Thursday, 4 March 2010

A Life of Her Own

When Truly came home from school yesterday we sat at the kitchen table and she told me about a Geography project she's working on. She said that women and girls in rural Africa and Asia spend an hour each day, but sometimes up to four, gathering fuel and carrying water to prepare meals. In developing countries, women tend to work far longer hours than men, up to 13 hours more per week. Women in Eritrea work up to 15 hours per day during the cropping season, up to an additional 30 hours per week more than men. The typical day in the life of an Indonesian woman farmer begins at 2:00am when she wakes and doesn't end until 8:00pm when she goes to bed.

I listened and nodded and I saw the cushiness of my own life and the little things we take for granted, running water and washing machines and gas hobs, and I saw how it contrasted so starkly with the lives of these women. And that's before we even get started on the gender gap in their working days.

'That's terrible,' I said. 'It makes you realize how very fortunate we are.'

'I'm happy to hear you say that,' Truly said, sliding a stack of papers towards me.

'What's this?'

'My Geography homework.'

'Well, you better get on with it then.'

'No, you have to do it. You have to make a list of everything you do in a day.'

The heart palpitations started. 'Why don't you ask HRH?' I said. 'He brings home the bacon. I just fry it up in the pan. Surely, the procurement of bacon is far more interesting than a sizzle and a flip.'

'I don't really get that bacon thing. But sorry, it's all about you, Mummy dearest. We're going to compare your day to the women in the third world.'

I stared at the papers. My mouth went dry and my stomach performed a triple toe loop and I pictured my day tallied up against a woman doing a 15-hour stint in the fields. And, sadly, I also pictured myself stacked up against some of the women, the other mothers, so many of whom are very accomplished and have fabulous careers.

'When is it due?'


'Leave it with me.'

'Fine. But don't leave it until the last minute, Mum,' Truly said, with a withering glance, perfected by 14 years of practice.

Here's the crux of the matter: I don't have a job outside the house and I don't earn a salary. This didn't used to bother me so much, not until September when Scrumptious started school. Before that, we were expats in Asia and Scrumptious was only in nursery school, so I was busy. Now I'm struggling with existential angst. How did I get lost in the shuffle and what am I going to do about it? After listening to the statistics of these women in Third World countries, it seems self-indulgent to feel that way. It’s no great mystery why existentialism became fashionable in the post-World War years. If I needed to keep all my wits about me just to survive, wouldn’t have the time or energy to think about all this existential freedom I’ve got on my hands. If sirens were wailing and bombs were dropping, I wouldn’t stop on the way to the air raid shelter, scratch my head and think, ‘Gee, am I living authentically?’

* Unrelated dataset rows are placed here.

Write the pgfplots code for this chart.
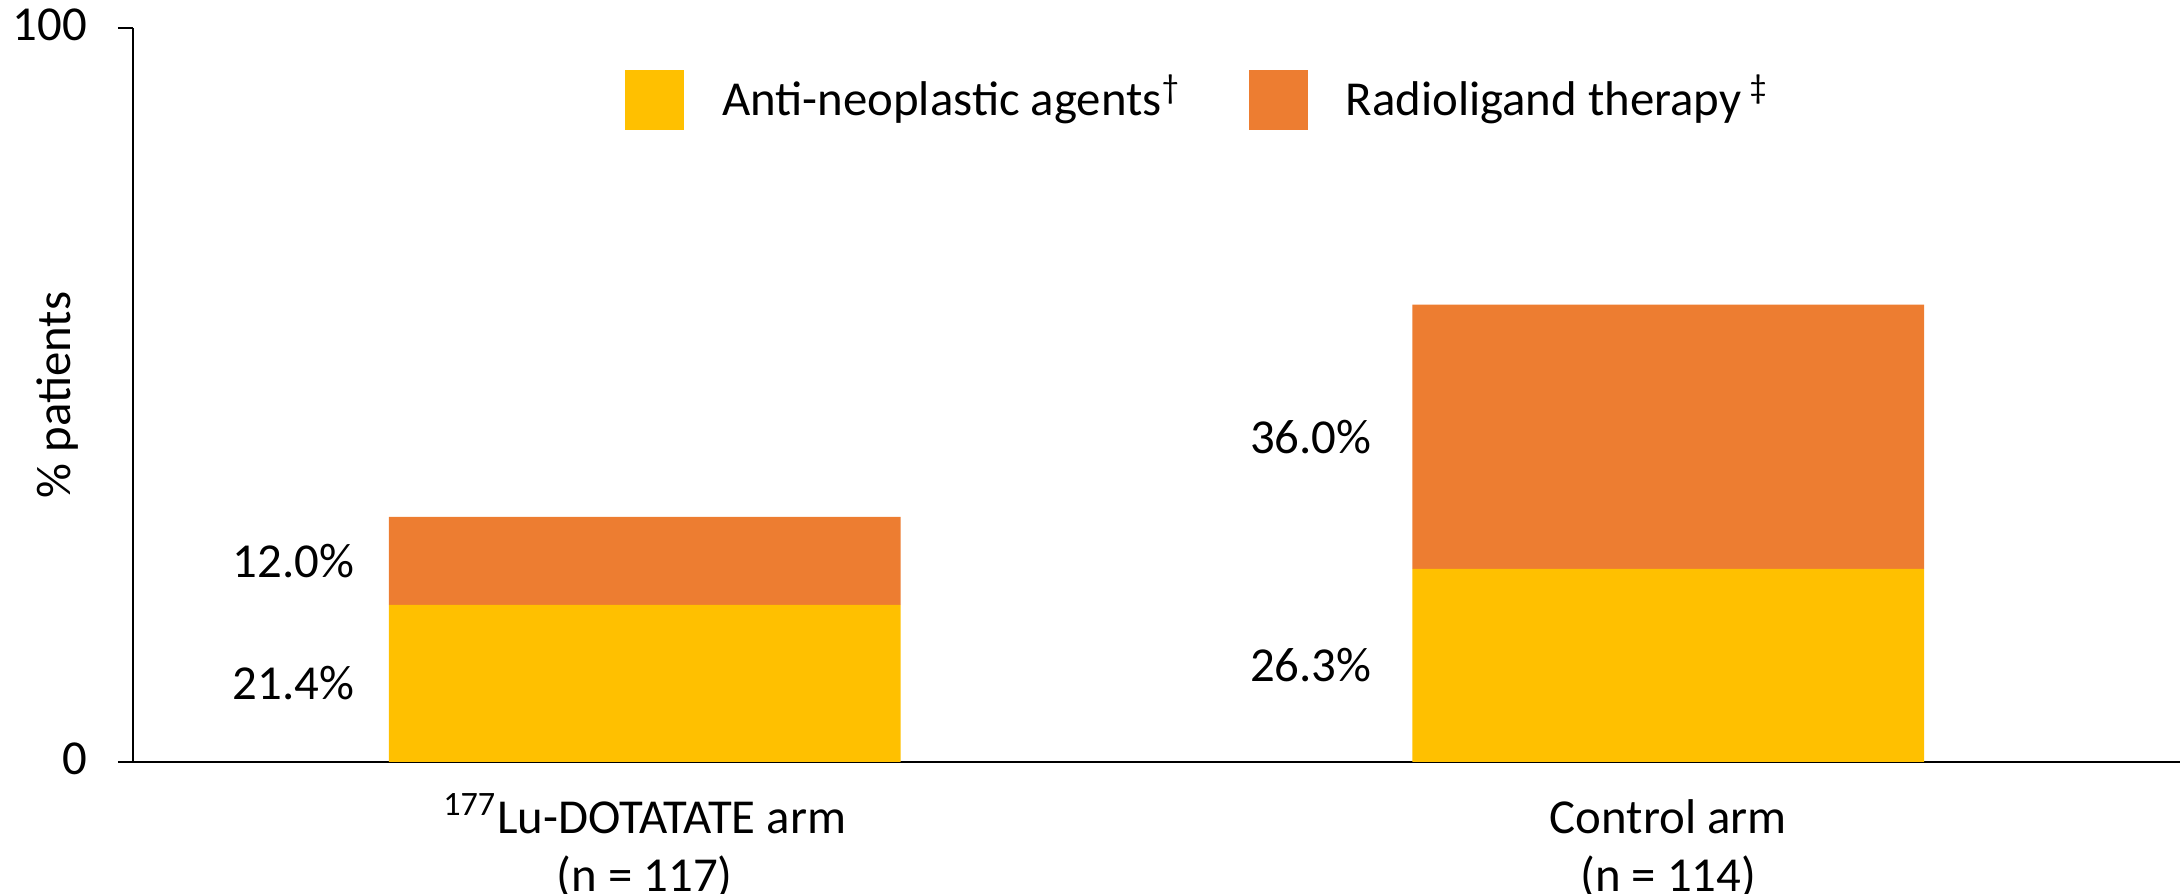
\documentclass[border=0pt]{standalone}
\usepackage{pgfplots}
\pgfplotsset{compat=1.18}
\usepackage{fontspec}
\setmainfont{Carlito}
\usetikzlibrary{calc}
\definecolor{cyellow}{HTML}{FFC000}
\definecolor{corange}{HTML}{ED7D31}
\newcommand\lblfont{\fontsize{12.2}{14.5}\selectfont}
\begin{document}
\begin{tikzpicture}
\begin{axis}[
  scale only axis,
  width=511.75pt, height=183.5pt,
  ybar stacked, bar width=0.5,
  xmin=-0.5, xmax=1.5, ymin=0, ymax=100,
  axis x line*=bottom, axis y line*=left,
  axis line style={line width=0.7pt, black},
  xtick={0,1},
  xticklabels={{\textsuperscript{177}Lu-DOTATATE arm\\(n = 117)},{\vphantom{\textsuperscript{177}L}Control arm\\(n = 114)}},
  ytick={0,100},
  tick align=outside, major tick length=3.75pt,
  tick style={line width=0.7pt, black},
  xtick style={draw=none},
  /pgf/number format/assume math mode=true,
  tick label style={font=\lblfont},
  yticklabel style={anchor=east, inner sep=0pt, xshift=-7.5pt, yshift=0.75pt},
  xticklabel style={align=center, anchor=north, inner sep=0pt, yshift=-4.0pt},
  ylabel={\% patients},
  ylabel style={at={($(rel axis cs:0,0.5)+(-15.75pt,0)$)}, anchor=base, font=\lblfont},
  legend style={draw=none, fill=none, inner sep=0pt, outer sep=0pt,
    at={(0.2404,0.9019)}, anchor=west, legend columns=2,
    nodes={inner sep=0pt, font=\lblfont},
    /tikz/every odd column/.append style={column sep=9.5pt},
    /tikz/every even column/.append style={column sep=17pt}},
  sqleg/.style={legend image code/.code={\fill[##1] (0pt,-7.8pt) rectangle (14.75pt,7pt);}},
]
\addplot[fill=cyellow, draw=none, sqleg] coordinates {(0,21.4) (1,26.3)};
\addplot[fill=corange, draw=none, sqleg] coordinates {(0,12.0) (1,36.0)};
\legend{Anti-neoplastic agents\textsuperscript{†}, Radioligand therapy\,\textsuperscript{‡}}
\node[anchor=east, inner sep=0pt, font=\lblfont, xshift=-8.5pt] at (axis cs:-0.25,10.7) {21.4\%};
\node[anchor=east, inner sep=0pt, font=\lblfont, xshift=-8.5pt] at (axis cs:-0.25,27.4) {12.0\%};
\node[anchor=east, inner sep=0pt, font=\lblfont, xshift=-10pt] at (axis cs:0.75,13.15) {26.3\%};
\node[anchor=east, inner sep=0pt, font=\lblfont, xshift=-10pt] at (axis cs:0.75,44.3) {36.0\%};
\end{axis}
\pgfresetboundingbox
\path[use as bounding box] ($(current axis.south west)+(-33.25pt,-33pt)$) rectangle ($(current axis.north east)+(0.75pt,7pt)$);
\end{tikzpicture}
\end{document}
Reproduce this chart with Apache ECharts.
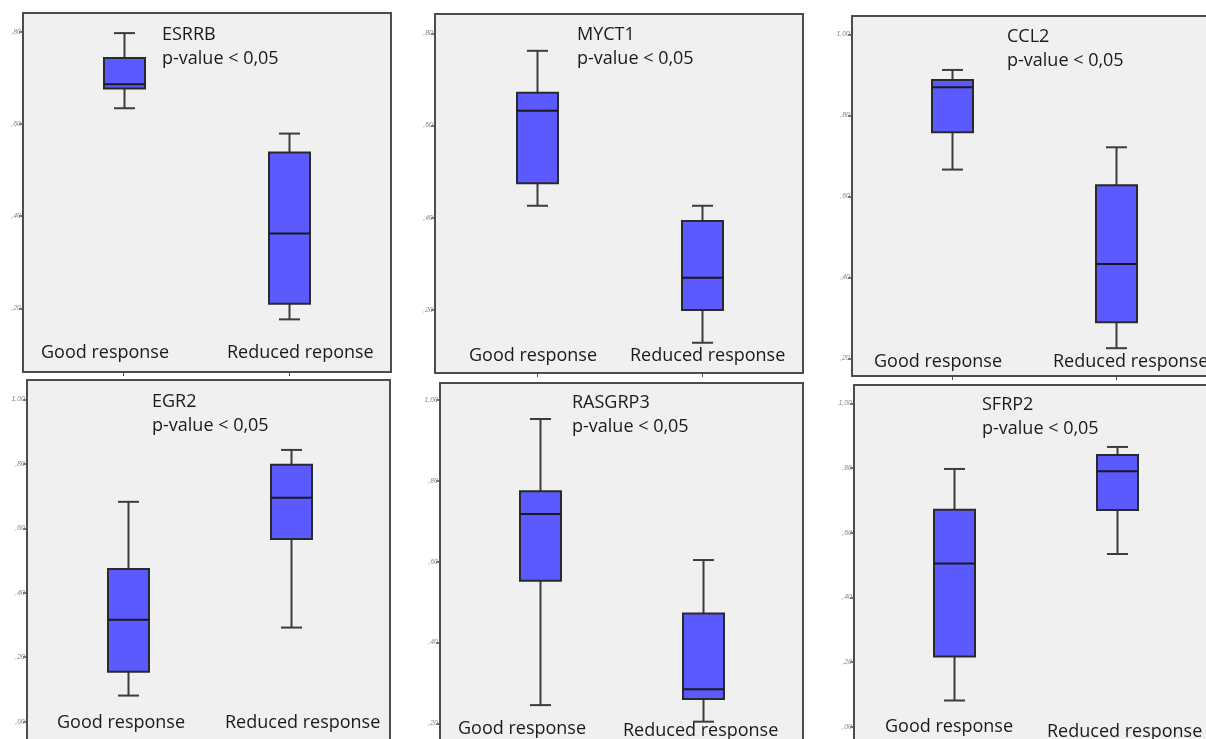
<!DOCTYPE html>
<html>
<head>
<meta charset="utf-8">
<script src="https://cdn.jsdelivr.net/npm/echarts@6/dist/echarts.min.js"></script>
<style>
  html, body { margin: 0; padding: 0; background: #ffffff; }
  #chart { width: 1206px; height: 739px; }
</style>
</head>
<body>
<div id="chart"></div>
<script>
// Genes shown, one panel each
const genes = ['ESRRB', 'MYCT1', 'CCL2', 'EGR2', 'RASGRP3', 'SFRP2'];
// Group names written under the boxes (first panel spells the second one differently)
const groupNames = ['Good response', 'Reduced response'];
const groupNamesFirst = ['Good response', 'Reduced reponse'];
const pValueNote = 'p-value < 0,05';

// Box statistics per group: [lower whisker, Q1, median, Q3, upper whisker]
const esrrbGood      = [0.634, 0.677, 0.686, 0.743, 0.797];
const esrrbReduced   = [0.176, 0.210, 0.362, 0.538, 0.579];
const myct1Good      = [0.426, 0.475, 0.632, 0.671, 0.762];
const myct1Reduced   = [0.129, 0.200, 0.270, 0.393, 0.426];
const ccl2Good       = [0.666, 0.758, 0.869, 0.887, 0.912];
const ccl2Reduced    = [0.225, 0.289, 0.433, 0.627, 0.721];
const egr2Good       = [0.081, 0.155, 0.316, 0.474, 0.682];
const egr2Reduced    = [0.292, 0.567, 0.695, 0.797, 0.843];
const rasgrp3Good    = [0.245, 0.553, 0.718, 0.774, 0.953];
const rasgrp3Reduced = [0.204, 0.260, 0.284, 0.472, 0.604];
const sfrp2Good      = [0.081, 0.217, 0.505, 0.671, 0.797];
const sfrp2Reduced   = [0.534, 0.670, 0.790, 0.840, 0.865];

// Y tick values
const yTicksTo80   = [0.2, 0.4, 0.6, 0.8];
const yTicksFrom20 = [0.2, 0.4, 0.6, 0.8, 1.0];
const yTicksFrom00 = [0.0, 0.2, 0.4, 0.6, 0.8, 1.0];
// Group positions on the x scale
const groupPositions = [1, 2];

const statsByGene = [
  [esrrbGood, esrrbReduced],
  [myct1Good, myct1Reduced],
  [ccl2Good, ccl2Reduced],
  [egr2Good, egr2Reduced],
  [rasgrp3Good, rasgrp3Reduced],
  [sfrp2Good, sfrp2Reduced]
];
const ticksByGene = [yTicksTo80, yTicksTo80, yTicksFrom20, yTicksFrom00, yTicksFrom20, yTicksFrom00];

// Panel geometry: plot frame, axis ranges, note and group-label anchors
const panelLayout = [
  { rect: [23, 13, 368, 359],  x: [0.3927, 2.6163], y: [0.0618, 0.8406],  note: [162, 35],  names: [[41, 353], [227, 353]] },
  { rect: [435, 14, 368, 359], x: [0.3818, 2.6121], y: [0.0634, 0.8418],  note: [577, 35],  names: [[469, 356], [630, 356]] },
  { rect: [852, 16, 368, 360], x: [0.3902, 2.6341], y: [0.1563, 1.0452],  note: [1007, 37], names: [[874, 362], [1053, 362]] },
  { rect: [27, 380, 363, 361], x: [0.3833, 2.6062], y: [-0.0599, 1.0599], note: [152, 402], names: [[57, 723], [225, 723]] },
  { rect: [440, 383, 363, 359], x: [0.3865, 2.6135], y: [0.1537, 1.0421], note: [572, 403], names: [[458, 729], [623, 731]] },
  { rect: [854, 385, 368, 359], x: [0.3865, 2.6442], y: [-0.0535, 1.0566], note: [982, 405], names: [[885, 727], [1047, 732]] }
];

const TEXT_FONT = '18px "Open Sans", "Liberation Sans", sans-serif';
const TEXT_COLOR = '#1a1a1a';

function formatTick(v) {
  const s = Math.abs(v).toFixed(2).replace('.', ',');
  return s.charAt(0) === '0' ? s.slice(1) : s;
}

function renderBox(params, api) {
  const xv = api.value(0);
  const lo = api.coord([xv, api.value(1)]);
  const q1 = api.coord([xv, api.value(2)]);
  const md = api.coord([xv, api.value(3)]);
  const q3 = api.coord([xv, api.value(4)]);
  const hi = api.coord([xv, api.value(5)]);
  const cx = Math.round(lo[0]) + 0.5;
  const bw = 41, cw = 21;
  const wl = { stroke: '#3c3c3c', lineWidth: 2 };
  return {
    type: 'group',
    children: [
      { type: 'line', shape: { x1: cx, y1: hi[1], x2: cx, y2: q3[1] }, style: wl },
      { type: 'line', shape: { x1: cx, y1: q1[1], x2: cx, y2: lo[1] }, style: wl },
      { type: 'line', shape: { x1: cx - cw / 2, y1: hi[1], x2: cx + cw / 2, y2: hi[1] }, style: wl },
      { type: 'line', shape: { x1: cx - cw / 2, y1: lo[1], x2: cx + cw / 2, y2: lo[1] }, style: wl },
      { type: 'rect', shape: { x: cx - bw / 2, y: q3[1], width: bw, height: q1[1] - q3[1] },
        style: { fill: '#5a5aff', stroke: '#2a2a2a', lineWidth: 2 } },
      { type: 'line', shape: { x1: cx - bw / 2, y1: md[1], x2: cx + bw / 2, y2: md[1] },
        style: { stroke: '#1a1a1a', lineWidth: 2 } }
    ]
  };
}

const grid = [], xAxis = [], yAxis = [], series = [], graphic = [];

panelLayout.forEach((p, i) => {
  grid.push({
    left: p.rect[0], top: p.rect[1], width: p.rect[2], height: p.rect[3],
    show: true, backgroundColor: '#f0f0f0', borderColor: '#4c4c4c', borderWidth: 2,
    containLabel: false, outerBoundsMode: 'none'
  });
  xAxis.push({
    gridIndex: i, type: 'value', min: p.x[0], max: p.x[1], position: 'bottom',
    axisLine: { show: false, onZero: false },
    axisTick: { show: true, customValues: groupPositions, length: 4, lineStyle: { color: '#4c4c4c', width: 1 } },
    axisLabel: { show: false },
    splitLine: { show: false }
  });
  yAxis.push({
    gridIndex: i, type: 'value', min: p.y[0], max: p.y[1], position: 'left',
    axisLine: { show: false, onZero: false },
    axisTick: { show: true, customValues: ticksByGene[i], length: 4, lineStyle: { color: '#4c4c4c', width: 1.5 } },
    axisLabel: {
      show: true, customValues: ticksByGene[i], formatter: formatTick, margin: 2,
      fontSize: 7, fontStyle: 'italic', color: '#8a8a8a', fontFamily: 'Liberation Sans'
    },
    splitLine: { show: false }
  });
  const stats = statsByGene[i];
  series.push({
    type: 'custom', xAxisIndex: i, yAxisIndex: i,
    renderItem: renderBox,
    encode: { x: 0, y: [1, 2, 3, 4, 5] },
    data: groupPositions.map((g, k) => [g].concat(stats[k]))
  });

  // gene name and significance note
  graphic.push({
    type: 'text', x: p.note[0], y: p.note[1], silent: true,
    style: { text: genes[i], font: TEXT_FONT, fill: TEXT_COLOR, verticalAlign: 'middle' }
  });
  graphic.push({
    type: 'text', x: p.note[0], y: p.note[1] + 24, silent: true,
    style: { text: pValueNote, font: TEXT_FONT, fill: TEXT_COLOR, verticalAlign: 'middle' }
  });
  // group names inside the frame
  const names = i === 0 ? groupNamesFirst : groupNames;
  p.names.forEach((pos, k) => {
    graphic.push({
      type: 'text', x: pos[0], y: pos[1], silent: true,
      style: { text: names[k], font: TEXT_FONT, fill: TEXT_COLOR, verticalAlign: 'middle' }
    });
  });
});

const chart = echarts.init(document.getElementById('chart'), null, { renderer: 'canvas' });
chart.setOption({
  animation: false,
  backgroundColor: '#ffffff',
  grid, xAxis, yAxis, series, graphic
});
</script>
</body>
</html>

But I am not living in rural Southeast Asia and I'm not living through the Blitz. I can only live my own reality and deal with my own issues. After six years at home raising children, do Truly and Scrumptious see me as a positive role model or would they be prouder if I went to an office everyday? It’s not as though my career was so illustrious. I never did anything truly worthy like rescuing small children from the mouth of a volcano or performing brain surgery on orangutans. But still. I had a job. I earned a pay check. I had colleagues in other cubicles that I could pester for a chat. It was something.

I have always believed that being there for my daughters is the most important thing I can do in my life. But what happens when they both go to school? I need to do something meaningful in my life, something outside the confines of the children and the house. So I guess I'm back to the question of what should I be when I grow up? And that's something I'm going to work on this year. I need a life of my own and I'm wondering if there are other women, who may be staying home with their children, who feel the same way?

1 comment:

  1. If you start spring cleaning now, by Monday you will have pages to write about your workload! Maybe you could plant some herbs or sew some buttons on. I work 6 days a week and am always trying to find a way to be a housewife! I've heard that when the kids are all out of the house we will have a life of our own.